(OBJECTIVE) Find every line in the records below that contains the word "this", and copy each such line.

(DATA TO USE)

-- start --

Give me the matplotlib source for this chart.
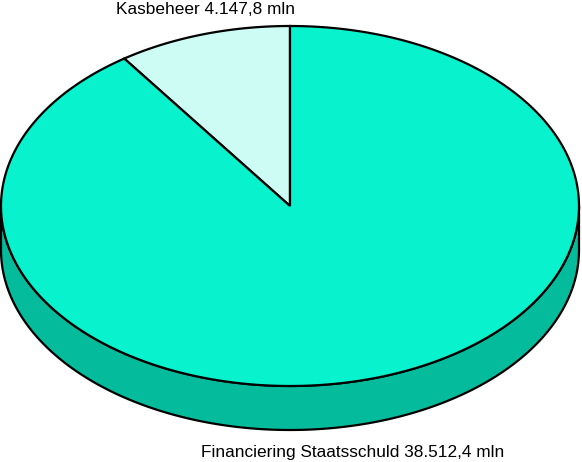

-- end --
-- start --

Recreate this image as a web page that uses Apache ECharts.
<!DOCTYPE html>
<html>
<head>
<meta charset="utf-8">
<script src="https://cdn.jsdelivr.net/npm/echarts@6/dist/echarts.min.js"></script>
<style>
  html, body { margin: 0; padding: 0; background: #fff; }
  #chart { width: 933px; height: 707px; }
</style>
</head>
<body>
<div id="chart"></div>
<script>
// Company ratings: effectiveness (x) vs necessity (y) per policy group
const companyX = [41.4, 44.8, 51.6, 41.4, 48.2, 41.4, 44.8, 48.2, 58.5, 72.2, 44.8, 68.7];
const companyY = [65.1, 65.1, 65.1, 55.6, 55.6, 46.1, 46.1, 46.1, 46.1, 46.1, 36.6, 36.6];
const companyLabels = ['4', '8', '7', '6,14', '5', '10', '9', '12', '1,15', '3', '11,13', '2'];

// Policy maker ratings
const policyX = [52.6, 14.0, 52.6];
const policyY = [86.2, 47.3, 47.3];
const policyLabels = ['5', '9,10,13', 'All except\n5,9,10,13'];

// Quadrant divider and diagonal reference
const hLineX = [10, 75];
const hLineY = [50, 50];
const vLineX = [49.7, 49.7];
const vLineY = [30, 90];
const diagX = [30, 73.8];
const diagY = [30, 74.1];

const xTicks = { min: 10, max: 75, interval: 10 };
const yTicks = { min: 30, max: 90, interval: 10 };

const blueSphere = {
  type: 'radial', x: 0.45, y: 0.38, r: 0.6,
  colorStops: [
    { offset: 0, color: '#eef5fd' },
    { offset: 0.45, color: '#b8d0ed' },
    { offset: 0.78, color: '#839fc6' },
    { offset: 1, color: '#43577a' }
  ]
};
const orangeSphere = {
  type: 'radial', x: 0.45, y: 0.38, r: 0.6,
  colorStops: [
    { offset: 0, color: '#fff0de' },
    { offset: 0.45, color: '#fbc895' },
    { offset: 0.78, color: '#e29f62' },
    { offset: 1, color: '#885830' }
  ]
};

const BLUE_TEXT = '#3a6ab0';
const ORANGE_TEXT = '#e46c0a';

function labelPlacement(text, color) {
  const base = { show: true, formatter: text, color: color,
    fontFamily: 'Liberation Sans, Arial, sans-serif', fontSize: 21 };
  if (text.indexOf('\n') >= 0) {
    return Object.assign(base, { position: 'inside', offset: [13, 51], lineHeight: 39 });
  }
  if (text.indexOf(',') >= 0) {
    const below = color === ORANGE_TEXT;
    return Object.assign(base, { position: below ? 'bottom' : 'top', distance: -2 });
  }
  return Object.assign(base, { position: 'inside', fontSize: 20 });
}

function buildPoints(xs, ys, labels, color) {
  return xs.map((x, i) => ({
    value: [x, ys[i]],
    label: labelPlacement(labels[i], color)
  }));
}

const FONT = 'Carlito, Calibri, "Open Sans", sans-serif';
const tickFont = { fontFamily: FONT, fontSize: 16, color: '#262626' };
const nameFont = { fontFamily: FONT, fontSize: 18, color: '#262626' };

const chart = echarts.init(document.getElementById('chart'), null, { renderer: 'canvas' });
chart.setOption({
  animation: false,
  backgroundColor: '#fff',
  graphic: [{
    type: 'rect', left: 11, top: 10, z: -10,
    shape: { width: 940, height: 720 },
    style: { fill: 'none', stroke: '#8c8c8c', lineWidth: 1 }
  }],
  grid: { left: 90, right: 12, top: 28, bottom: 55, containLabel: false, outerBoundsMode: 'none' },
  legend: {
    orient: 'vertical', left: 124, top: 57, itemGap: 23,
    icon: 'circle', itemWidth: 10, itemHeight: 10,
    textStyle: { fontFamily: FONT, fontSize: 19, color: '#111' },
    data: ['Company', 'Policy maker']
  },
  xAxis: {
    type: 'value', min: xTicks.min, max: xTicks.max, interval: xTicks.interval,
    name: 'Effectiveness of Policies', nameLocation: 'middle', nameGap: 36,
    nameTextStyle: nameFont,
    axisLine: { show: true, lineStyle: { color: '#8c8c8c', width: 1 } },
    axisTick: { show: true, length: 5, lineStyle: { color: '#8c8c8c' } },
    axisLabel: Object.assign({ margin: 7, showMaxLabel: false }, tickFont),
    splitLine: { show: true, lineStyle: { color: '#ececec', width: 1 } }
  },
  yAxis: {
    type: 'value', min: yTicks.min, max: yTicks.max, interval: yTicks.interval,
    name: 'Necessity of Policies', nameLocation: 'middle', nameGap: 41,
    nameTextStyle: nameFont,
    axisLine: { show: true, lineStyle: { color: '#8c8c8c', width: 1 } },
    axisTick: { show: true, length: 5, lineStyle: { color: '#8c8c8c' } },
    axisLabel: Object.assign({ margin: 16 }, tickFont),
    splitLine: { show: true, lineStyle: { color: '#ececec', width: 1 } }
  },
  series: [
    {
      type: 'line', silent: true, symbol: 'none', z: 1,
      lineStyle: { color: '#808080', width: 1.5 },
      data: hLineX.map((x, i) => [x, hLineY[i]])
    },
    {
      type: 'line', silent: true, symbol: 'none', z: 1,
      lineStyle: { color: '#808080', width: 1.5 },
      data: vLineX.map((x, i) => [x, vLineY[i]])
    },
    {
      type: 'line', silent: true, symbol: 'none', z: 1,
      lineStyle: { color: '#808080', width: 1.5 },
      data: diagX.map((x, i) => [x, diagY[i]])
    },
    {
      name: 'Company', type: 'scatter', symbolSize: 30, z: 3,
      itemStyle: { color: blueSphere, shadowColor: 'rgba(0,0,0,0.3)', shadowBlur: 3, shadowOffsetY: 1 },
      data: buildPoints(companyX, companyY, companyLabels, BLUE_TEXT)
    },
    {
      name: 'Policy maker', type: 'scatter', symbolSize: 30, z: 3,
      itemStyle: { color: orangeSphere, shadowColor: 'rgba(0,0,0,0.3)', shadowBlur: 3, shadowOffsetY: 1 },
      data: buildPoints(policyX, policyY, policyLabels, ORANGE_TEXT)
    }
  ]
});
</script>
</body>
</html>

-- end --

(ANSWER)
Give me the matplotlib source for this chart.
Recreate this image as a web page that uses Apache ECharts.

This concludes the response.